There’s a certain absurdity in a quarterback with six Super Bowl rings adding to his legacy, or even having the room to add to it. When Tom Brady surpassed the four won by Joe Montana—his childhood idol—and Terry Bradshaw, that seemed like the legacy-maker. And then when he added one more to that, certainly that was it.
But even if Brady does not come out of this season with a seventh championship, this year, this bizarre pandemic season, the one when he disorientingly wore a different NFL uniform for the first time in two decades—this might be the one that means the most. The one when Brady joined a team that had not made the playoffs in 13 years, in an offense dissimilar from the system he’d run for the last two decades, without the benefit of an offseason program, paired with a coach not named Bill Belichick—and led that team to the Super Bowl.
Just one year ago, it did not seem real that Brady could leave New England, even though he’d left plenty of bread crumbs indicating his new path. Once he did sign with Tampa Bay, we wondered, could he instantly make this team a real championship contender? After all, how many times had we seen supposed dream teams falter before. Then there was the November slump, when the Bucs lost three games in four weeks, and it seemed like a bat signal went out from Brady’s camp, questioning if Bruce Arians was doing enough to tailor things to the GOAT, or if this would all be a waste.
But those doubts and uncertainties have all now been laid to waste. “It only took one man,” Arians said Sunday evening at the NFC champions’ podium set up on the frigid home field of the foe they had just vanquished, with a 31–26 win over the Packers at Lambeau Field.
When someone makes exceptional feats feel routine, there’s a risk that their achievements aren’t fully appreciated. When the Patriots won six rings in the span of 17 years, and played in three more Super Bowls during that stretch, the perception of just how hard it is to get to a Super Bowl was diminished somewhat—even as we have other benchmarks of that, like Brady’s opponent Sunday, Aaron Rodgers, who won the big game 10 years ago but hasn’t been back since. Or his opponent last week, Drew Brees, who won it the year before Rodgers and similarly never returned. Brady sought a new challenge when he went to Tampa Bay, and in doing so, he also added a new dimension to what he’s achieved in his career. He created a new avenue for his greatness to be fully appreciated.

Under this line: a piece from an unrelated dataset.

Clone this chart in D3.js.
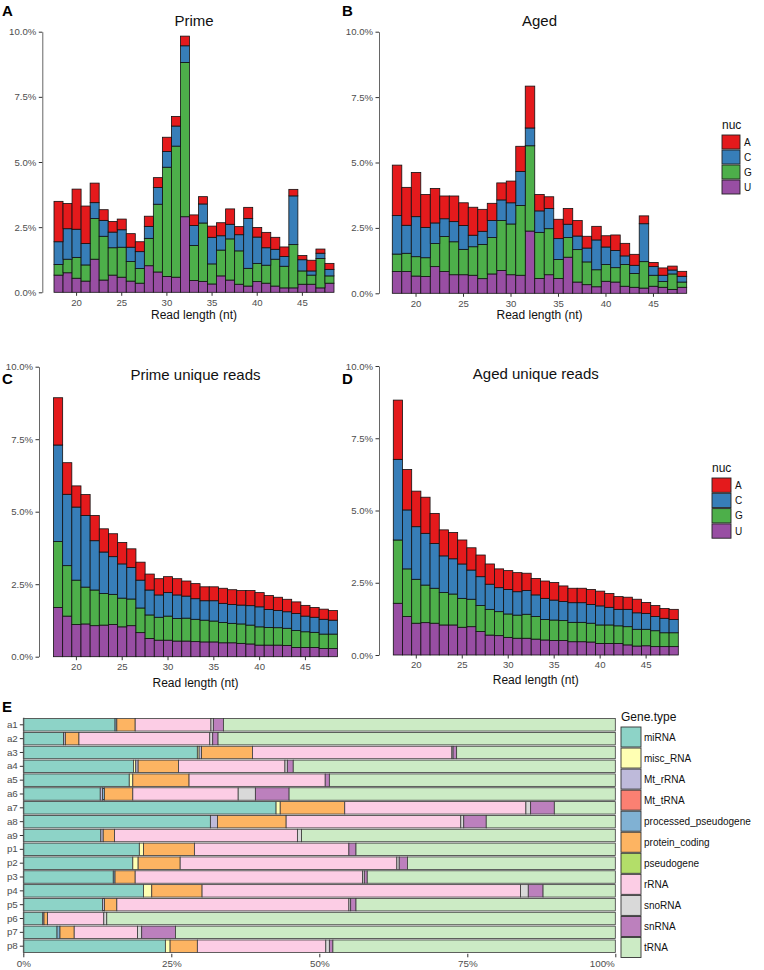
<!DOCTYPE html>
<html><head><meta charset="utf-8">
<script src="https://cdn.jsdelivr.net/npm/d3@7"></script>
<style>
body{margin:0;background:#fff;}
svg{font-family:"Liberation Sans",Arial,Helvetica,sans-serif;}
</style></head>
<body>
<svg id="chart" width="764" height="970"></svg>
<script>
// ---------- DATA ----------
const readLengths = [18,19,20,21,22,23,24,25,26,27,28,29,30,31,32,33,34,35,36,37,38,39,40,41,42,43,44,45,46,47,48];
const nucKeys = ["U","G","C","A"];            // stacked bottom -> top
const nucLegend = ["A","C","G","U"];
const nucColors = {A:"#E41A1C", C:"#377EB8", G:"#4DAF4A", U:"#984EA3"};
const xTicks = [20,25,30,35,40,45];
const yTicks = [0,2.5,5,7.5,10];

// Panel A: Prime (% of reads)
const primeU = [.66,.75,.54,.43,1.27,.47,.66,.58,.43,.35,1.02,.78,.61,.58,2.90,.45,.42,.32,.63,.47,.31,.24,.41,.35,.24,.17,.17,.31,.31,.17,.35];
const primeG = [.41,.52,.80,.62,1.56,1.68,1.05,1.15,.75,.56,1.05,2.60,4.19,5.03,5.92,1.35,2.24,.77,.99,1.58,1.28,.68,.70,.69,1.03,.83,1.66,.51,.35,1.13,.28];
const primeC = [.87,1.17,1.08,.82,.61,.61,.60,.67,.55,.65,.46,.64,.60,.77,.64,.76,.73,1.02,.55,.56,.62,1.91,1.01,.67,.38,.37,1.87,.43,.16,.20,.25];
const primeA = [1.55,.97,1.54,1.44,.75,.41,.41,.41,.52,.38,.39,.38,.55,.37,.37,.41,.28,.43,.50,.59,.31,.43,.37,.59,.46,.37,.25,.16,.41,.16,.23];

// Panel B: Aged
const agedU = [.83,.83,.66,.64,1.02,.83,.71,.71,.69,.56,.74,.87,.71,.69,2.38,.57,.71,.57,1.38,.43,.33,.25,.46,.43,.27,.23,.20,.27,.23,.15,.23];
const agedG = [.67,.70,.74,.72,.88,1.34,1.26,.97,1.09,1.31,1.39,1.91,1.94,2.67,3.26,1.76,1.76,.72,.75,1.24,.87,.65,.64,.55,.83,.53,1.01,.42,.22,.59,.20];
const agedC = [1.47,1.07,1.53,1.16,.79,.68,.77,.91,.44,.50,.65,.79,.81,1.30,.68,.82,.77,.80,.51,.52,.53,1.14,.67,.66,.33,.31,1.45,.33,.24,.15,.22];
const agedA = [1.93,1.45,1.69,1.26,1.32,.87,.98,.87,1.07,.84,.66,.65,.83,.96,1.60,.63,.45,.74,.60,.59,.45,.52,.43,.59,.48,.42,.30,.16,.28,.15,.19];

// Panel C: Prime unique reads
const primeUniqU = [1.70,1.40,1.11,1.13,1.07,1.09,1.11,1.03,1.07,.83,.63,.57,.57,.54,.54,.52,.51,.51,.48,.48,.46,.44,.40,.40,.40,.39,.32,.32,.32,.28,.28];
const primeUniqG = [2.27,1.74,1.53,1.27,1.23,1.09,1.04,.99,.92,.85,.81,.79,.83,.78,.79,.77,.75,.72,.70,.67,.67,.65,.63,.61,.60,.59,.58,.54,.52,.50,.50];
const primeUniqC = [3.33,2.46,2.52,2.47,1.70,1.43,1.30,1.18,1.09,.96,.86,.77,.81,.81,.76,.71,.67,.70,.66,.65,.65,.67,.69,.62,.59,.57,.59,.54,.52,.51,.48];
const primeUniqA = [1.63,1.09,.73,.72,.87,.80,.79,.74,.64,.62,.55,.56,.55,.56,.52,.52,.48,.48,.52,.51,.50,.52,.49,.48,.46,.43,.40,.37,.34,.35,.33];

// Panel D: Aged unique reads
const agedUniqU = [1.79,1.33,1.10,1.12,1.10,1.04,1.04,.96,.98,.81,.69,.67,.61,.58,.58,.55,.52,.50,.50,.46,.46,.45,.40,.40,.40,.35,.31,.32,.29,.29,.29];
const agedUniqG = [2.19,1.65,1.52,1.30,1.21,1.12,1.07,1.00,.95,.90,.89,.83,.81,.80,.83,.78,.71,.71,.69,.67,.67,.65,.64,.64,.61,.63,.58,.57,.55,.48,.48];
const agedUniqC = [2.79,2.04,1.82,1.79,1.55,1.27,1.22,1.19,1.01,1.00,.87,.83,.85,.81,.82,.75,.73,.69,.66,.68,.68,.65,.66,.61,.57,.60,.57,.55,.49,.50,.46];
const agedUniqA = [2.05,1.40,1.23,1.25,1.04,.90,.91,.83,.77,.75,.70,.65,.65,.66,.60,.57,.60,.61,.54,.50,.50,.52,.51,.48,.44,.42,.47,.38,.38,.34,.35];

// Panel E: gene type composition (%)
const samples = ["a1","a2","a3","a4","a5","a6","a7","a8","a9","p1","p2","p3","p4","p5","p6","p7","p8"];
const geneTypes = ["miRNA","misc_RNA","Mt_rRNA","Mt_tRNA","processed_pseudogene","protein_coding","pseudogene","rRNA","snoRNA","snRNA","tRNA"];
const geneColors = ["#8DD3C7","#FFFFB3","#BEBADA","#FB8072","#80B1D3","#FDB462","#B3DE69","#FCCDE5","#D9D9D9","#BC80BD","#CCEBC5"];
const miRNA   = [15.5,6.8,29.4,18.6,17.9,13.0,42.7,31.6,13.1,19.6,18.5,15.2,20.3,13.4,3.3,5.7,24.0];
const miscRNA = [0,0,0.3,0.4,0.6,0,0.7,0,0,0.7,0.9,0,1.4,0,0,0,0.8];
const MtrRNA  = [0,0.3,0.4,0.4,0,0.4,0,1.2,0.4,0,0,0,0,0.3,0.2,0,0];
const MttRNA  = [0,0,0,0,0,0,0,0,0,0,0,0,0,0,0,0,0];
const procPseudo = [0.3,0,0,0,0,0.3,0,0,0,0,0,0.3,0,0,0,0.5,0];
const proteinCoding = [3.1,2.3,8.6,6.8,9.5,4.8,10.9,11.6,1.9,8.6,7.1,3.4,8.5,2.1,0.6,2.4,4.6];
const pseudogene = [0,0,0,0,0,0,0,0,0,0,0,0,0,0,0,0,0];
const rRNA    = [12.8,22.1,33.7,18.0,23.0,17.8,30.6,29.5,30.9,26.1,36.6,38.4,53.8,39.2,9.5,10.7,21.7];
const snoRNA  = [0.4,0.5,0.2,0.4,0,2.9,0.8,0.5,0.7,0,0.4,0.3,1.3,0.3,0.5,0.7,0.6];
const snRNA   = [1.7,0.9,0.6,1.0,0.7,5.7,4.0,3.8,0,1.2,1.4,0.5,2.5,0.9,0,5.7,0.6];
const tRNA    = [66.2,67.1,26.8,54.4,48.3,55.1,10.3,21.8,53.0,43.8,35.1,41.9,12.2,43.8,85.9,74.3,47.7];
const percentTicks = [0,25,50,75,100];

// ---------- DRAW ----------
const svg = d3.select("#chart");
const tickGray = "#4d4d4d";

function nucPanel(cfg){
  const rows = readLengths.map((len,i)=>({len, U:cfg.U[i], G:cfg.G[i], C:cfg.C[i], A:cfg.A[i]}));
  const x = d3.scaleBand().domain(readLengths).range([cfg.x0,cfg.x1]).padding(0);
  const y = d3.scaleLinear().domain([0,10]).range([cfg.y0,cfg.y1]);
  const series = d3.stack().keys(nucKeys)(rows);
  const g = svg.append("g");
  g.selectAll("g.s").data(series).join("g").attr("fill",d=>nucColors[d.key])
    .selectAll("rect").data(d=>d).join("rect")
    .attr("x",d=>x(d.data.len)).attr("width",x.bandwidth())
    .attr("y",d=>y(d[1])).attr("height",d=>y(d[0])-y(d[1]))
    .attr("stroke","#111").attr("stroke-width",0.8);
  // y axis
  const ya = g.append("g").attr("transform",`translate(${cfg.ax},0)`)
    .call(d3.axisLeft(y).tickValues(yTicks).tickFormat(d=>d.toFixed(1)+"%").tickSize(3.5).tickSizeOuter(0).tickPadding(2.5));
  ya.select(".domain").attr("stroke","#555").attr("stroke-width",0.9);
  ya.selectAll(".tick line").attr("stroke","#333");
  ya.selectAll("text").attr("fill",tickGray).style("font-size","9.6px");
  // x axis
  const xa = g.append("g").attr("transform",`translate(0,${cfg.y0})`)
    .call(d3.axisBottom(x).tickValues(xTicks).tickSize(3.5).tickPadding(3));
  xa.select(".domain").remove();
  xa.selectAll(".tick line").attr("stroke","#333");
  xa.selectAll("text").attr("fill",tickGray).style("font-size","9.6px");
  // titles
  g.append("text").attr("x",(cfg.x0+cfg.x1)/2).attr("y",cfg.titleY).attr("text-anchor","middle")
    .style("font-size","15px").attr("fill","#111").text(cfg.title);
  g.append("text").attr("x",(cfg.x0+cfg.x1)/2).attr("y",cfg.xlabY).attr("text-anchor","middle")
    .style("font-size","12px").attr("fill","#111").text("Read length (nt)");
  g.append("text").attr("x",cfg.letterX).attr("y",cfg.letterY)
    .style("font-size","15px").style("font-weight","bold").attr("fill","#000").text(cfg.letter);
}

nucPanel({U:primeU,G:primeG,C:primeC,A:primeA,x0:54,x1:334,y0:292.3,y1:31.7,ax:42.3,title:"Prime",titleY:26,xlabY:319,letter:"A",letterX:2,letterY:16});
nucPanel({U:agedU,G:agedG,C:agedC,A:agedA,x0:392.3,x1:686.7,y0:293.3,y1:31.7,ax:379,title:"Aged",titleY:26,xlabY:319,letter:"B",letterX:342,letterY:16});
nucPanel({U:primeUniqU,G:primeUniqG,C:primeUniqC,A:primeUniqA,x0:53.5,x1:337.5,y0:656.7,y1:366.7,ax:39,title:"Prime unique reads",titleY:380,xlabY:687,letter:"C",letterX:2,letterY:384});
nucPanel({U:agedUniqU,G:agedUniqG,C:agedUniqC,A:agedUniqA,x0:393.3,x1:678.3,y0:655,y1:366,ax:379,title:"Aged unique reads",titleY:379,xlabY:684,letter:"D",letterX:342,letterY:384});

function nucLegendDraw(lx, ly, kw, kh){
  const g = svg.append("g");
  g.append("text").attr("x",lx).attr("y",ly).style("font-size","12px").attr("fill","#111").text("nuc");
  nucLegend.forEach((k,i)=>{
    const ky = ly+6+i*(kh+1);
    g.append("rect").attr("x",lx).attr("y",ky).attr("width",kw).attr("height",kh)
      .attr("fill",nucColors[k]).attr("stroke","#222").attr("stroke-width",0.9);
    g.append("text").attr("x",lx+kw+4).attr("y",ky+kh/2).attr("dy","0.35em")
      .style("font-size","10px").attr("fill","#111").text(k);
  });
}
nucLegendDraw(722,129,18,14);
nucLegendDraw(712,472,19,14.3);

// Panel E
(function(){
  const cols = [miRNA,miscRNA,MtrRNA,MttRNA,procPseudo,proteinCoding,pseudogene,rRNA,snoRNA,snRNA,tRNA];
  const rows = samples.map((s,i)=>{const o={s}; geneTypes.forEach((t,j)=>o[t]=cols[j][i]); return o;});
  const x = d3.scaleLinear().domain([0,100]).range([23.3,615.3]);
  const y = d3.scaleBand().domain(samples).range([717.2,953.8]).padding(0.1);
  const series = d3.stack().keys(geneTypes).offset(d3.stackOffsetExpand)(rows);
  const color = d3.scaleOrdinal().domain(geneTypes).range(geneColors);
  const g = svg.append("g");
  g.selectAll("g.s").data(series).join("g").attr("fill",d=>color(d.key))
    .selectAll("rect").data(d=>d).join("rect")
    .attr("x",d=>x(d[0]*100)).attr("width",d=>Math.max(0,x(d[1]*100)-x(d[0]*100)))
    .attr("y",d=>y(d.data.s)).attr("height",y.bandwidth())
    .attr("stroke","#3a3a3a").attr("stroke-width",0.8);
  const ya = g.append("g").attr("transform","translate(23.3,0)")
    .call(d3.axisLeft(y).tickSize(3.5).tickSizeOuter(0).tickPadding(2));
  ya.select(".domain").attr("stroke","#555");
  ya.selectAll(".tick line").attr("stroke","#333");
  ya.selectAll("text").attr("fill",tickGray).style("font-size","9.8px");
  const xa = g.append("g").attr("transform","translate(0,953.8)")
    .call(d3.axisBottom(x).tickValues(percentTicks).tickFormat(d=>d+"%").tickSize(3.5).tickPadding(2.5));
  xa.select(".domain").remove();
  xa.selectAll(".tick line").attr("stroke","#333");
  xa.selectAll("text").attr("fill",tickGray).style("font-size","9.8px");
  xa.selectAll(".tick").filter(d=>d===100).select("text").attr("text-anchor","end").attr("x",-1);
  g.append("text").attr("x",2).attr("y",712).style("font-size","15px").style("font-weight","bold").text("E");
  // legend
  g.append("text").attr("x",621).attr("y",721).style("font-size","12px").attr("fill","#111").text("Gene.type");
  geneTypes.forEach((t,i)=>{
    const ky = 727+i*21.05;
    g.append("rect").attr("x",621).attr("y",ky).attr("width",20).attr("height",20)
      .attr("fill",color(t)).attr("stroke","#333").attr("stroke-width",0.9);
    g.append("text").attr("x",644).attr("y",ky+10).attr("dy","0.35em")
      .style("font-size","10px").attr("fill","#111").text(t);
  });
})();
</script>
</body></html>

Arians cited “the belief he gave everyone in this organization that this could be done.” That surely includes players like Mike Evans and Lavonte David, who had never even experienced the postseason before. Rob Gronkowski came out of retirement for Brady, and Leonard Fournette rejuvenated his career. (We will not include Antonio Brown, because the allowances the Bucs organization gave to Brown, despite his record of repeated harmful behavior, as well as Arians’s unacceptable explanation of his reversing course to sign Brown midseason, deserve scrutiny and not praise).
Entering the NFC championship game, Tampa Bay’s 38–10 Week 6 win against Green Bay had felt more and more like a fluke. That was especially true given Rodgers’s brilliant divisional round performance against the top-ranked Rams defense, and Brady’s lackluster showing last week against the Saints, a game largely won by the Bucs defense.
But while Brady looked 43 last week, he came out this Sunday and clinically led the Bucs to a touchdown on their first drive, converting three third-downs in the process. Their second touchdown came after a 52-yard connection to Chris Godwin, notable after a game last week when it felt as though there was a force field preventing passes that might seek to sail 20 yards beyond the line of scrimmage. It really started to feel like Brady’s day in the final seconds of the first half, when the Bucs decided to go for it on fourth-and-four with 13 seconds left, instead of punting, then Brady took a shot to Scotty Miller on the next play. The result was a 39-yard TD.
The truth is that both teams, and both quarterbacks, had chances to win a trip to the Super Bowl. Brady made his share of mistakes, and his three interceptions in the second half gave the Packers ample opportunities to surge back, but Rodgers and the offense were not able to take advantage of them. And Packers coach Matt LaFleur’s head-scratching decision to kick a field goal with just over two minutes remaining, trailing by eight, instead of going for it on fourth-and-eight will haunt the state of Wisconsin for months. Or, if Rodgers’s comments after the game about his own future foreshadow another Hall of Famer on the move this offseason, perhaps longer.
So it was Brady holding a conference championship trophy for the 10th time in his career—though his first time with the George Halas Trophy. Everything about this Bucs season has overcome some improbability. Their playoff drought that was the second-longest in the league. Only 10 other wild-card teams have made the Super Bowl since 1970, and a team has never before played a Super Bowl in their home stadium. But the greatest improbability of all is that Tom Brady out-did even his own legacy.